On March 30, 2020, through publication in the Federal Official Gazette, the General Health Council of Mexico stated the SARS-CoV2 virus disease epidemic (COVID-19) as health emergency due to force majeure. Likewise, authorizes the Secretariat of Health to determining all the actions that are necessary to attend in the emergency.

Regarding the Intellectual Property Law, some of the actions that may be determined by the referred Secretariat can be found in article 77 of the Intellectual Property Law, which establishes the concept, definition and scope of "Public Utility Licenses". This became relevant due to the endless information regarding medications or vaccines to cure the SARS-CoV2 virus (COVID-19).

Although, no patent has been granted in Mexico for a drug that cure the highly infectious virus, nonetheless there are drugs and diagnostic devices (testing devices) for which the National Health System is constantly requesting supplies, given that a global pandemic is being treated, it is logical that lack of stock will occur. From other counters we have knowledge how the President of the United States of America has requested support from companies in the automotive sector for the mass manufacture of artificial respirators, for which some components are protected by a patent.

In the Mexican case, the article referred states:

"Article 77. For reasons of emergency or national security and while these last, including serious diseases declared of priority attention by the Council of General Health, the Institute, by declaration to be published in the Official Gazette of the Federation, will determine that the exploitation of certain patents will be done by means of the concession of licenses of public utility, in the cases in which, not doing it, the production, benefit or distribution of basic satisfiers or medicines for the population is blocked, delayed or made more expensive.

In cases of serious diseases that are a cause of emergency or threaten national security, the General Health Council shall declare priority attention on its own initiative or at the written request of national institutions specialized in the disease that are accredited by the Council, which justifies the need for priority attention. Once the Council's declaration has been published in the Federal Official Gazette, pharmaceutical companies may apply to the Institute for a public utility license and the Institute shall grant it, after hearing the parties, as soon as the case merits it in accordance with the opinion of the General Health Council within a period not exceeding 90 days from the date of submission of the application to the Institute.

The Ministry of Health will establish the conditions of production and quality, duration and scope of the license, as well as the qualification of the applicant's technical capacity. The Institute shall establish, after hearing both parties, a reasonable amount of royalties to be paid to the owner of the patent.

The grant may cover one or all the prerogatives referred to in Section I or II of Article 25 of this Law.

Except for the grant of licenses for public use referred to in the second and third paragraphs of this Article, the grant of other licenses shall be governed by the terms of the second paragraph of Article 72. None of the licenses considered in this article may be exclusive or transferable.”

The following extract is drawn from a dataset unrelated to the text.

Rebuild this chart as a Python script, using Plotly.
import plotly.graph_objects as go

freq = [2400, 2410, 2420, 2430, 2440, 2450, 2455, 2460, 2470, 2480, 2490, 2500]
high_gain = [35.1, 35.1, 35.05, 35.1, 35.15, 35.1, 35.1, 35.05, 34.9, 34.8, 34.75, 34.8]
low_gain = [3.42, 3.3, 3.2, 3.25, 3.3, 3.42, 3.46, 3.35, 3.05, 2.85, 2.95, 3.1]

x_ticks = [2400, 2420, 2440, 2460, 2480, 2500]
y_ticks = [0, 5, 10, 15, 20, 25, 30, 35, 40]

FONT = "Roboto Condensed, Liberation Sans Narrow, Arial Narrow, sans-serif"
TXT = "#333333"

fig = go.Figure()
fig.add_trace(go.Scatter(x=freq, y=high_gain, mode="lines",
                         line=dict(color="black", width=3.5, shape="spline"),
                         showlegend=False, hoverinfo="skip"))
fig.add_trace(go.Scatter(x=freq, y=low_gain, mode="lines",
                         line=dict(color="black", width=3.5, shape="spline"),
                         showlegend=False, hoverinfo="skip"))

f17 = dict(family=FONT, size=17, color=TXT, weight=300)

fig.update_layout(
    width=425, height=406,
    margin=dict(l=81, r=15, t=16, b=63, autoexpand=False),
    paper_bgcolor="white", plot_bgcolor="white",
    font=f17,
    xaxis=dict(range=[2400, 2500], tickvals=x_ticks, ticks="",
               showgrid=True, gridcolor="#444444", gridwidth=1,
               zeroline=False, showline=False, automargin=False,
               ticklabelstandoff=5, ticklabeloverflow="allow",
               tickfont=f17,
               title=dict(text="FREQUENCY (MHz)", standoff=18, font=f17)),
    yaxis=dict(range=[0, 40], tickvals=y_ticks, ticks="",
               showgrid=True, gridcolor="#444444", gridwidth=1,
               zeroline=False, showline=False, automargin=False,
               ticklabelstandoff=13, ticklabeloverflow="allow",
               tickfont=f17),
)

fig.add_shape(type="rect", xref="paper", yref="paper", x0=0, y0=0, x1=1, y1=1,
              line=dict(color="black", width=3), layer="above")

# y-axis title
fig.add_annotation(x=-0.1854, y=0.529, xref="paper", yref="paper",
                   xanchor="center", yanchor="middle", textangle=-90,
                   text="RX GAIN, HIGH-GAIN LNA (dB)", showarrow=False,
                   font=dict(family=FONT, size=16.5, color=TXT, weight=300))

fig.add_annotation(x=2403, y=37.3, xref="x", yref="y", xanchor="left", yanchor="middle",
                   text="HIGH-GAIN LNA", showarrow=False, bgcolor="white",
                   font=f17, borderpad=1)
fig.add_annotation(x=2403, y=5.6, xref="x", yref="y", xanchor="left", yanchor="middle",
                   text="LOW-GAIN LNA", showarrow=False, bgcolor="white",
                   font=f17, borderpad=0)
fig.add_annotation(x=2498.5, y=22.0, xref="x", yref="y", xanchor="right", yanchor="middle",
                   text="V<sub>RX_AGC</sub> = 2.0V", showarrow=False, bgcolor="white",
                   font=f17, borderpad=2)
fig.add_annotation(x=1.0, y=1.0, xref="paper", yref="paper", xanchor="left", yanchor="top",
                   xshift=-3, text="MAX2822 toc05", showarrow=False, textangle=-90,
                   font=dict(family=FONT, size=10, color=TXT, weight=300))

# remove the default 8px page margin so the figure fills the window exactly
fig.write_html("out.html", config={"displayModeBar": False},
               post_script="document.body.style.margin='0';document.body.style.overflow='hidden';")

Therefore, the first paragraph of the article clearly indicates the cases in which the Mexican Trademarks and Patents Office (“IMPI”) will determine that the exploitation of certain patents will be done through the granting of licenses of public utility, for instance, block, delays or makes more expensive the production, provision or distribution of basic satisfiers or medicines (that are protected by a patent title in Mexico) for the population.

While the second and third paragraphs clearly establishes the procedure to be followed so that those pharmaceutical companies that request access to a public utility license can obtain it.

Foreseen a probable declaration of public utility licenses by IMPI, we should not set aside the importance of the role that the Federal Commission for the Protection against Sanitary Risks (COFEPRIS) should play, since it will be the one to carry out the inspections and tests that will lead to granting sanitary authorizations and registrations so that the products manufactured under such licenses can be used in patients as soon as possible.